My 'Innovative' Response to Oracle's "100 Days of Innovation"

Is this the best time to be touting perceived innovation, or could Oracle's time be better spent elsewhere?

to Applications |
There is nothing like the summer. It's a time for kicking back on vacation with a good book, sipping a cool margarita, enjoying long days at the beach or lake, and eating plenty of potato salad.

And in the spirit of grand summer tradition, of course, there is that timeless event known as 100 Straight Days of Oracle Innovation!

"What's that?" might ask those of you not in the know. Well let me fill you in on a few details.

At a time when Oracle customers are suffering through a cataclysmic global financial crisis, layoffs are as reliable as 100-degree heat in Arizona, and IT budgets are under intense scrutiny, Oracle has decided that in the 100 days leading up to its OpenWorld event it will showcase all of the innovation it offers companies.

"For more than 32 years," its PR machine points out, "Oracle has been a technology innovator, transforming the way business is conducted."

Hmmm, now let's think about this for a second. Do customers want to read 100 press releases about Oracle "innovation" (and that term, in this context, is highly debatable) when there's not a snowball's chance in hell that many could a) afford all this new "innovation"; b) find the resources or business desire to implement it; c) actually implement on time/on budget; and d) really care about this nonsense?

As I recently wrote, just how much ground-breaking software innovation can a company actually deal with at the moment? Stark corporate IT realities have a way of quickly squashing innovative tech dreams.

Just so you don't think I'm making this stuff up, a recent Forrester survey of more than 2,200 IT executives and technology decision-makers found that modernizing key legacy applications was the top software initiative for businesses this year—cited by 64 percent of enterprise and 55 percent of SMB respondents.

Hmmm. "Modernizing key legacy applications"…that doesn't sound too good. And it also doesn't sound like the type of IT environment ready to embrace expensive Oracle "innovation."

I can think of a couple ways of how Oracle should have spent 100 days: How about "100 Days of Showing the Value of Maintenance and Support Fees"? Or "100 Days of Laying Out a Clear Software Roadmap"?

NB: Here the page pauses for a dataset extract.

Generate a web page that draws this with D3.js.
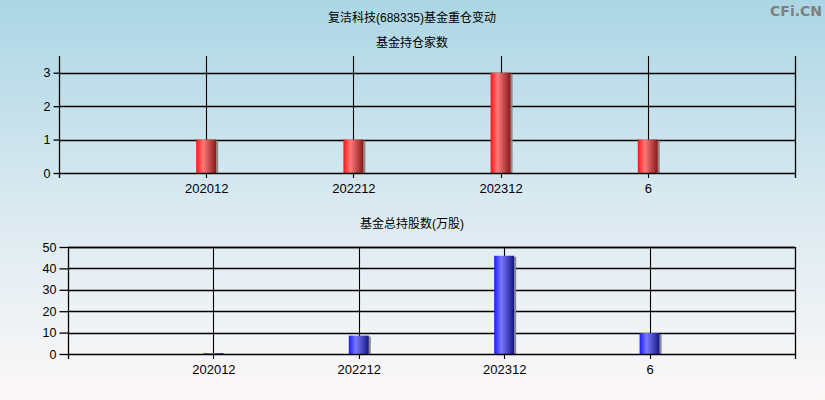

Instead, Oracle has chose to propagate its "innovation" over the next 100 days, and also raise its prices on some products, change the usability of its support site (to the ire of many), and vow to keep its cash cow maintenance fees at their sky-high levels.

It's strange that Oracle's customers don't seem to be bothered by it—at all.

I'm beginning to think Oracle customers and their CIOs just don't care enough about enterprise software costs. They're allowing Oracle to dictate every single term in supposed vendor-client relationship, and Oracle and its shareholders are winning mightily. In fact, it's a blood bath.